SIMÓN DE LA MONTAÑA
SER Y NO SER
Nadie sabe exactamente quién es o qué es. Preguntárselo puede ser incómodo e incluso peligroso, porque ser consciente tiene un precio, y no serlo, paradójicamente, también provoca un déficit. Simón de la montaña transmite esa incomodidad de principio a fin, propone un método de indagación sobre la identidad y no responde al interrogante que la sostiene. Su misterio reside en su ambigüedad, su acicate en la aporía constante que se escenifica nítida y piadosamente en la última escena.
Simón tiene 22 años. Vive con su mamá y el novio que la acompaña en algún paraje montañoso de Mendoza; trabaja con él como ayudante de mudanzas. Algunos videos de su niñez indican que le gustó desde chico el escenario teatral. Podía disfrazarse, podía ser otro. Que el material empleado sea auténtico y el niño que alguna vez fue Lorenzo Ferro invista a su personaje juvenil de Simón es una gracia con la que cuenta la película. Añade una característica decisiva al personaje, una verosimilitud que filtra en la ficción una verdad inesperada. Hasta acá, la descripción que atañe al personaje de la ópera prima de Federico Luis podría ser el prolegómeno de un drama propio de un joven cualquiera que vive en un lugar inapropiado para desarrollar su talento y elegir un destino que reponga su talento. Eso no impide que Simón actúe.
En efecto, Simón interpreta un papel constante. Sale de excursión con sus compañeros de escuela a la montaña, va a la clase de natación, asiste a una obra de teatro de sus amigos. Su papel le exige un movimiento peculiar de su cabeza, una laboriosa posición de su mandíbula, un desplazamiento desparejo de sus pies al caminar y una forma de hablar. El de la montaña se comporta como un discapacitado, aunque debido a una travesura en un baño en solidaridad con un amigo, el responsable de la institución para personas con discapacidad a la que Simón asiste junto con sus amigos descubre que él no tiene ese documento y jamás ha sido inscripto. Simón no es uno de ellos, más allá de que a sus compañeros no parece importarles tal diferencia. Ese episodio implica a la madre de Simón, quien no entiende literalmente nada. La perplejidad de la madre tiñe el relato y se introyecta en el observador.

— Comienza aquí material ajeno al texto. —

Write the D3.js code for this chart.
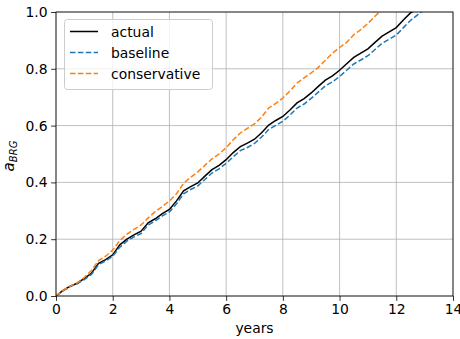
<!DOCTYPE html>
<html><head><meta charset="utf-8">
<script src="https://cdn.jsdelivr.net/npm/d3@7"></script>
<style>body{margin:0;background:#fff}svg{display:block}text{font-family:"DejaVu Sans",sans-serif}</style>
</head><body><svg id="c" width="460" height="339"></svg>
<script>
const years = [0,0.25,0.5,0.75,1,1.25,1.5,1.75,2,2.25,2.5,2.75,3,3.25,3.5,3.75,4,4.25,4.5,4.75,5,5.25,5.5,5.75,6,6.25,6.5,6.75,7,7.25,7.5,7.75,8,8.25,8.5,8.75,9,9.25,9.5,9.75,10,10.25,10.5,10.75,11,11.25,11.5,11.75,12,12.25,12.5,12.75,13];
const actual = [0,0.02,0.035,0.045,0.062,0.08,0.115,0.128,0.145,0.18,0.2,0.215,0.228,0.258,0.272,0.29,0.305,0.335,0.37,0.385,0.398,0.422,0.445,0.46,0.48,0.505,0.526,0.538,0.552,0.575,0.602,0.618,0.632,0.655,0.68,0.695,0.715,0.738,0.76,0.775,0.795,0.818,0.84,0.855,0.87,0.893,0.915,0.93,0.945,0.972,0.997,1.01,1.02];
const baseline = [0,0.018,0.033,0.043,0.058,0.076,0.11,0.124,0.14,0.172,0.193,0.208,0.22,0.25,0.264,0.282,0.296,0.325,0.36,0.375,0.388,0.41,0.433,0.448,0.467,0.49,0.512,0.523,0.537,0.56,0.586,0.601,0.615,0.637,0.662,0.676,0.696,0.718,0.74,0.754,0.773,0.795,0.817,0.831,0.846,0.868,0.89,0.904,0.919,0.945,0.97,0.99,1.01];
const conservative = [0,0.02,0.035,0.047,0.065,0.09,0.125,0.14,0.162,0.195,0.218,0.235,0.25,0.275,0.297,0.315,0.335,0.36,0.397,0.418,0.437,0.46,0.483,0.5,0.522,0.55,0.574,0.59,0.606,0.63,0.662,0.678,0.697,0.722,0.75,0.768,0.786,0.805,0.83,0.855,0.875,0.893,0.92,0.938,0.96,0.985,1.01,1.03,1.05,1.07,1.09,1.11,1.13];
const seriesNames = ["actual","baseline","conservative"];
const seriesColors = ["#000000","#1f77b4","#ff7f0e"];
const xTicks = [0,2,4,6,8,10,12,14];
const yTicks = [0,0.2,0.4,0.6,0.8,1.0];

const svg = d3.select("#c");
const L=56, R=453, T=12, B=296;
const x = d3.scaleLinear().domain([0,14]).range([L,R]);
const y = d3.scaleLinear().domain([0,1]).range([B,T]);

svg.append("defs").append("clipPath").attr("id","clip").append("rect")
  .attr("x",L).attr("y",T).attr("width",R-L).attr("height",B-T);

// grid
const g = svg.append("g");
g.selectAll(".gx").data(xTicks).enter().append("line")
  .attr("x1",d=>x(d)).attr("x2",d=>x(d)).attr("y1",T).attr("y2",B)
  .attr("stroke","#b0b0b0").attr("stroke-width",0.8);
g.selectAll(".gy").data(yTicks).enter().append("line")
  .attr("y1",d=>y(d)).attr("y2",d=>y(d)).attr("x1",L).attr("x2",R)
  .attr("stroke","#b0b0b0").attr("stroke-width",0.8);

// lines
const data = [actual, baseline, conservative];
const line = d3.line().x((d,i)=>x(years[i])).y(d=>y(d)).curve(d3.curveLinear);
const lg = svg.append("g").attr("clip-path","url(#clip)");
data.forEach((s,k)=>{
  lg.append("path").attr("d",line(s)).attr("fill","none")
    .attr("stroke",seriesColors[k]).attr("stroke-width",1.5)
    .attr("stroke-dasharray",k===0?null:"5.5,2.4");
});

// axes
const xa = svg.append("g").attr("transform",`translate(0,${B})`)
  .call(d3.axisBottom(x).tickValues(xTicks).tickFormat(d3.format("d")).tickSize(4.9).tickPadding(3.5));
const ya = svg.append("g").attr("transform",`translate(${L},0)`)
  .call(d3.axisLeft(y).tickValues(yTicks).tickFormat(d3.format(".1f")).tickSize(4.9).tickPadding(3.5));
[xa,ya].forEach(a=>{
  a.select(".domain").remove();
  a.selectAll("line").attr("stroke","#000").attr("stroke-width",0.8);
  a.selectAll("text").attr("font-size",13.9).attr("fill","#000").attr("font-family","DejaVu Sans");
});
svg.append("rect").attr("x",L).attr("y",T).attr("width",R-L).attr("height",B-T)
  .attr("fill","none").attr("stroke","#000").attr("stroke-width",0.8);

// labels
svg.append("text").attr("x",(L+R)/2).attr("y",333).attr("text-anchor","middle")
  .attr("font-size",13.9).text("years");
const yl = svg.append("text").attr("transform",`translate(14,${(T+B)/2+2}) rotate(-90)`)
  .attr("text-anchor","middle").attr("font-size",15);
yl.append("tspan").attr("font-style","italic").text("a");
yl.append("tspan").attr("font-style","italic").attr("font-size",10).attr("dy",3).text("BRG");

// legend
const leg = svg.append("g");
leg.append("rect").attr("x",64.5).attr("y",19.5).attr("width",148).attr("height",70).attr("rx",3)
  .attr("fill","#fff").attr("fill-opacity",0.8).attr("stroke","#ccc").attr("stroke-width",1);
seriesNames.forEach((n,k)=>{
  const yy = 31.5 + k*21;
  leg.append("line").attr("x1",70).attr("x2",98).attr("y1",yy).attr("y2",yy)
    .attr("stroke",seriesColors[k]).attr("stroke-width",1.5)
    .attr("stroke-dasharray",k===0?null:"5.5,2.4");
  leg.append("text").attr("x",111).attr("y",yy+5).attr("font-size",13.9).text(n);
});
</script></body></html>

Federico Luis tiene un actor formidable para instigar a su audiencia a preguntarse por la identidad. Como sucede con Nahuel Pérez Biscayart en clave surrealista en El jockey de Ortega, la oscilante experiencia de su protagonista consiste en plasmar la contingencia del yo. El pretérito principio de identidad se doblega en ambas películas por razones y elecciones estéticas distintas. El tono realista de Simón de la montaña agujerea las certezas y las supersticiones desde el interior de la consciencia del personaje. Poder escuchar como él, debido a un plano sonoro subjetivo que proviene del hecho de que emplea un audífono para sordos, posibilita una proximidad al desorden del yo. La percepción sonora modifica los énfasis de la realidad; en la audición se percibe la desgarradura de la conciencia. Que un cineasta se concentre en el sonido inestable como cifra de la identidad dice mucho de su estética. Luis es un cineasta.
Pasan muchas cosas en Simón de la montaña. Hay secuencias de suspenso, alguna pelea, algo de sexo, un poco de comicidad. Todo eso gira alrededor de un vacío que jamás se pretende conjurar, sino más bien sustentar hasta el último minuto. El único indicio de quién puede ser Simón consiste en reconocer que él se siente más a gusto con aquellos que tienen un documento de discapacidad. En esa comunidad, se desenvuelve con confianza y el acecho del desamparo permanece a distancia.
Simón de la montaña, Argentina, 2024.
Escrita y dirigida por Federico Luis.
*Publicada en La Voz del Interior en el mes de noviembre.